DB Pubs has consolidated its portfolio in New England with sale of the Royal Hotel Armidale to growing local hoteliers Tom and Harley Payne.
Occupying a large 1,836sqm site on main drag Marsh Street, the two-storey Art Deco hotel holds a coveted late-trading 3am licence, providing public bar, sports bar and TAB, gaming room with 16 EGM entitlements, commercial kitchen and large bistro with seating for over 100 people, 18 accommodation rooms and a three-bedroom manager’s apartment, onsite parking, and a freestanding bottleshop.
Armidale residents the Payne family already held the title at the nearby St Kilda, and recently purchased the freehold of the Grand Hotel, which they now operate as a freehold going concern.
The northern NSW town is found approximately halfway between Sydney and Brisbane, on the New England Highway, counting local population of around 24k.
Vendor on the sale was DB Pubs P/L, privately owned by the rich-lister Roche family, which acquired the Royal mid-2021, and Armidale’s Railway later the same year. The family cites a decision to divest the Royal in order to re-focus on core assets closer to its headquarters in the Hunter Valley.
Sources suggest the Paynes paid a sale price approaching $10 million for the freehold going concern.
This puts a popular local back in local hands, and elevates the family to the status of being the biggest operators in town.
Harley Payne is an old-school public bar kind of publican, and his son, Tom, is eagerly following in the family footsteps and has been heavily involved in the uplift they have worked at the Grand.
They say they looked at opportunities when the market was at its low, and felt they could offer back to the community what were once thriving pubs.
“We wanted to keep the hotels locally owned and work in with community needs,” Tom told PubTIC. “We work closely with various local clubs and sporting teams, which is a major focus for these venues.
“We are long-term residents of Armidale, and have a good understanding of the area and how the industry works.
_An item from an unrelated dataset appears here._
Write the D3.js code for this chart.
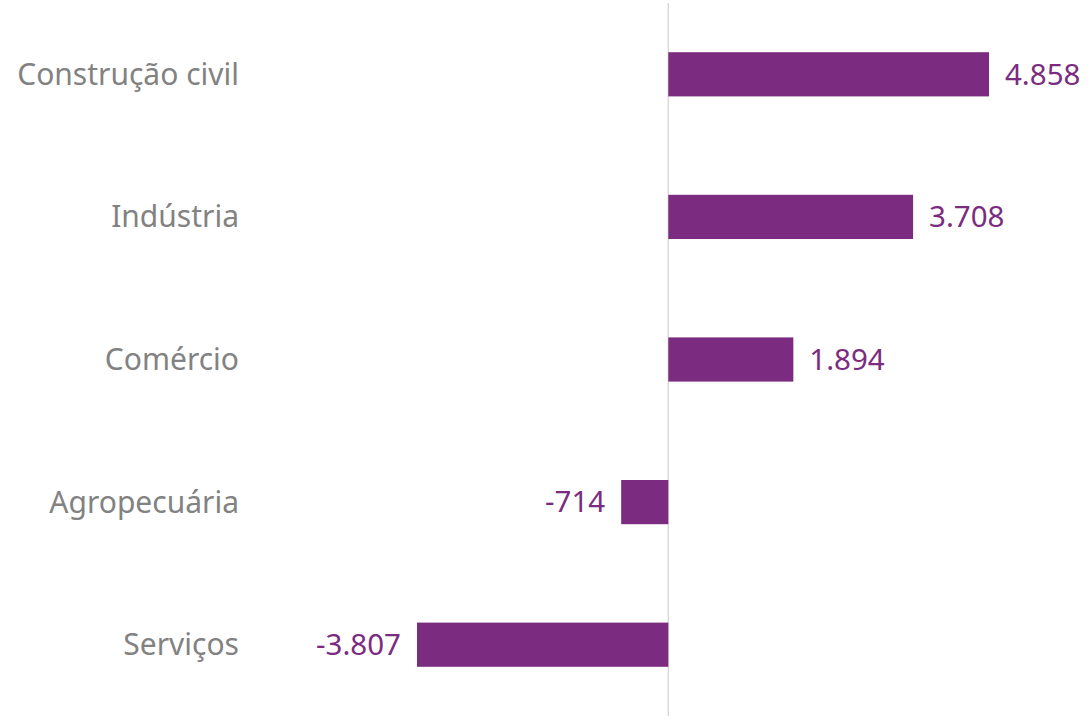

I feel this has been overlooked and it plays major part in how we are progressing in the future.”
The Paynes purchased both the Royal and the Grand through HTL Property’s Xavier Plunkett and Andrew Jolliffe, who offer that the latest was a “very deliberate strategic acquisition” on their part.
“The addition of the Royal Hotel consolidates the family’s stronghold as the largest pub property holders within the major regional city,” notes Plunkett.
The agency has been highly active in the region, reporting 25 hotel transactions worth more than $225 million in the past three years, and suggesting wider New England is consistently one of the more desirable regional markets for hoteliers.
“Vibrant sub-metro markets such as the New England area are high on the list of investors who have readily identified the diversified income enjoyed by the region,” furthers Jolliffe.
“And the prospect for population-led growth as migration to regional centres continues to gain momentum.”